During this time I had touring exhibitions, undertook commissioned work, and taught occasionally at Parnham School of Cabinet Making. I ran summer workshops for visiting Japanese students. Later, I was selected by the students as the person they would most like to visit Japan. I ran summer workshops in different parts of the country for a number of years, and from the contacts I made I organized Japanese craftspeople to come to Dorset and see what people were doing here. That was followed by several Anglo-Japanese co-operative ventures, one of which was an astonishing exhibition in the Town Mill by a Japanese gossamer silk weaver from Okinawa, Michiko Uehara, which attracted 3000 visitors in the 7 days it was open.

In 2008 I was invited by the Sasakawa Foundation of Great Britain to spend a month in Japan, drawing. I chose to go to the Kii Penisular, a mountainous region, famous for a sacred path, ‘Kumano Kodo’, and the many temples and shrines. Mount Koya has 130 temples on it, and I stayed at one of the many which provide accommodation; then on to Yakushima Island in the south. The ancient yaku cedars, a type of cryptomeria, are very impressive—the oldest is said to be 7500 years old. The island was an extraordinary mixture of natural beauty and the bizarre. At 6 p.m. every evening the sound of Big Ben, followed by Scottish bagpipes, was heard coming from an avenue of palm trees, orchids growing in the crowns. A few of the trees had been replaced by brilliantly coloured plastic ones; deer and monkeys roamed about unaffected by the noise. After visiting my weaver friend on Okinawa, I returned with about 200 drawings and several illustrated journals.

On my return, I was commissioned to carve some organ pipe shades for St Michael’s Church in Lyme. I chose a marine theme for obvious reasons, using gold leaf and pierced carving, on a curved form, for the first time, and afterwards, I produced some gilded carvings and woodcut prints based on the sketches done in Japan.

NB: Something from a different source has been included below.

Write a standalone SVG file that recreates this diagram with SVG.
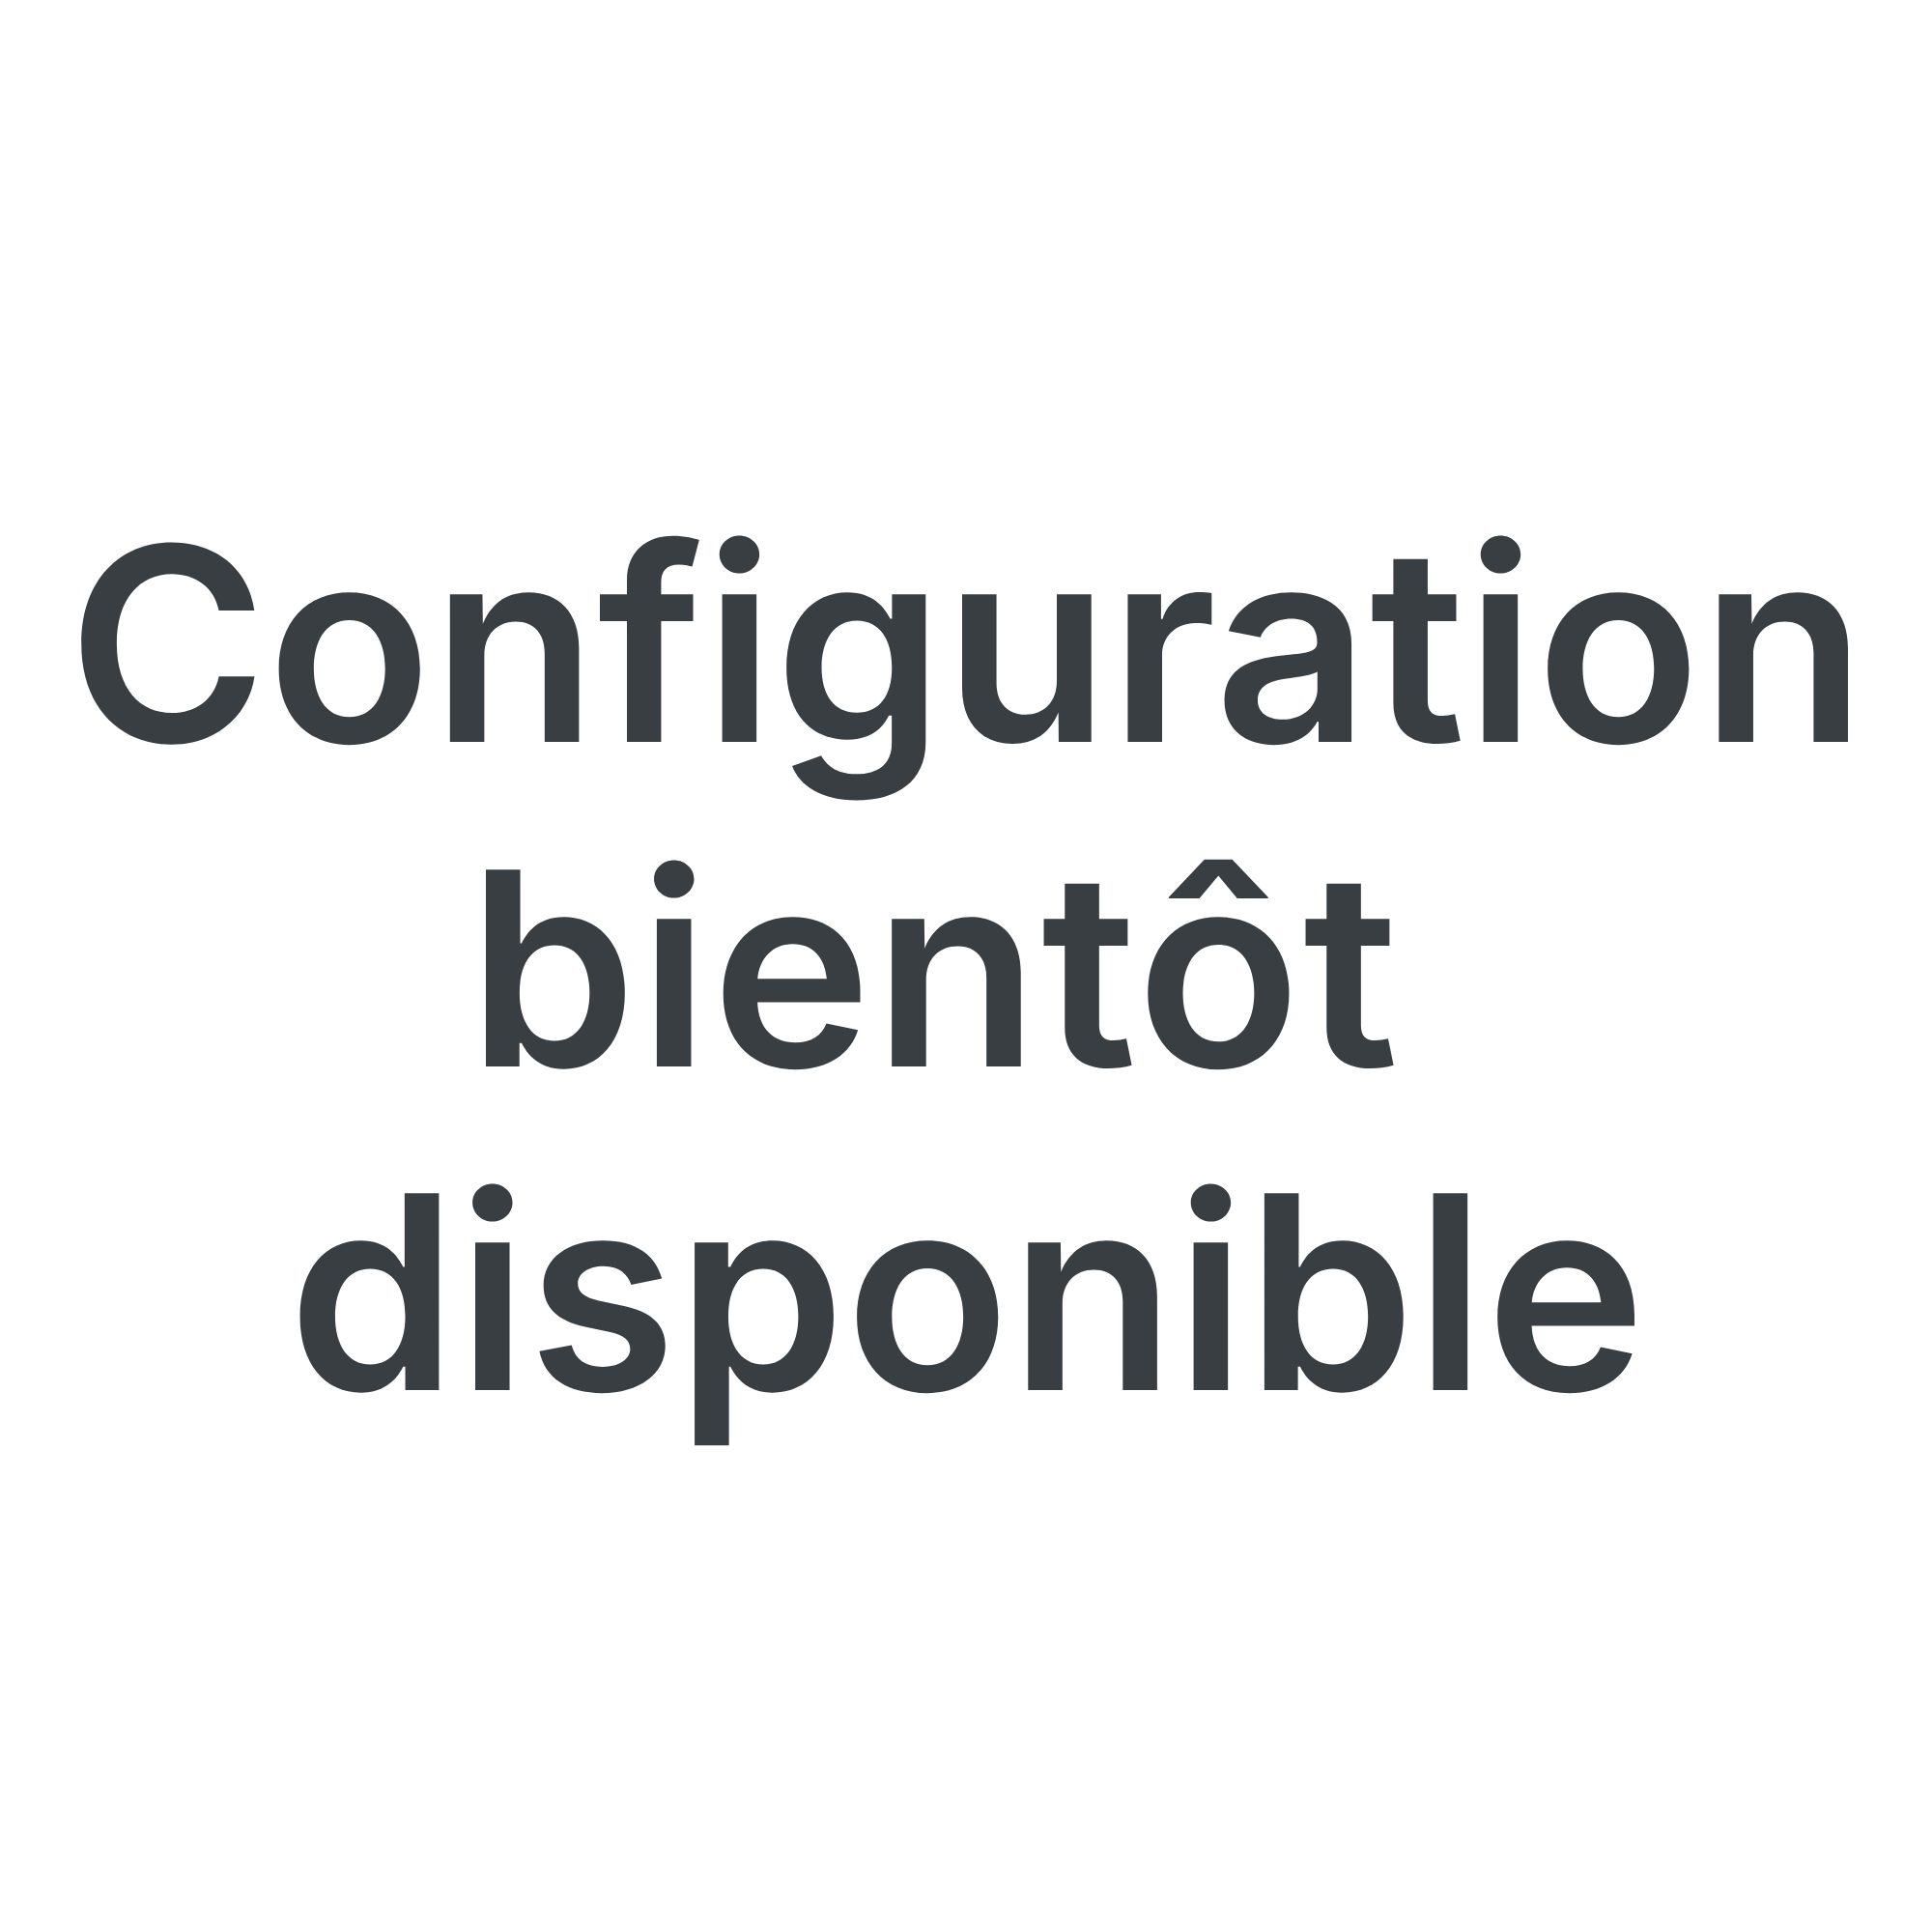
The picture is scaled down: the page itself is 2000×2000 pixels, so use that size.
<svg xmlns="http://www.w3.org/2000/svg" width="2000" height="2000" viewBox="0 0 2000 2000">
<style>
.t{font-family:Inter,"Noto Sans","DejaVu Sans",sans-serif;font-weight:600;font-size:280px;fill:#393e42;text-anchor:middle}
</style>
<rect width="2000" height="2000" fill="#ffffff"/>
<g id="title">
<text class="t" x="1001" y="768">Configuration</text>
<text class="t" x="967" y="1104" letter-spacing="2.2">bientôt</text>
<text class="t" x="1001" y="1439">disponible</text>
</g>
</svg>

For a number of years I have been asked to design gardens and structures. I spent a number of years working on the Belmont garden for John Fowles. I was also part of a small local group who re-designed the planting scheme for Langmoor and Lister Gardens. Gardens have always been very much part of my life. When we moved to Lyme, our new garden gave us the opportunity to create a garden together. There has never been any great plan, it has slowly evolved. So although Barbara and I continue to produce very different work, the garden has been a shared creation, with nature playing a large part. Very much like our art work.

Other projects have included extensions and the restoration of listed buildings, producing designs and scaled drawings, sometimes models. Not all obviously linked to art, but I like to think the experiences have somehow been channelled, and helped to enrich the work I do.”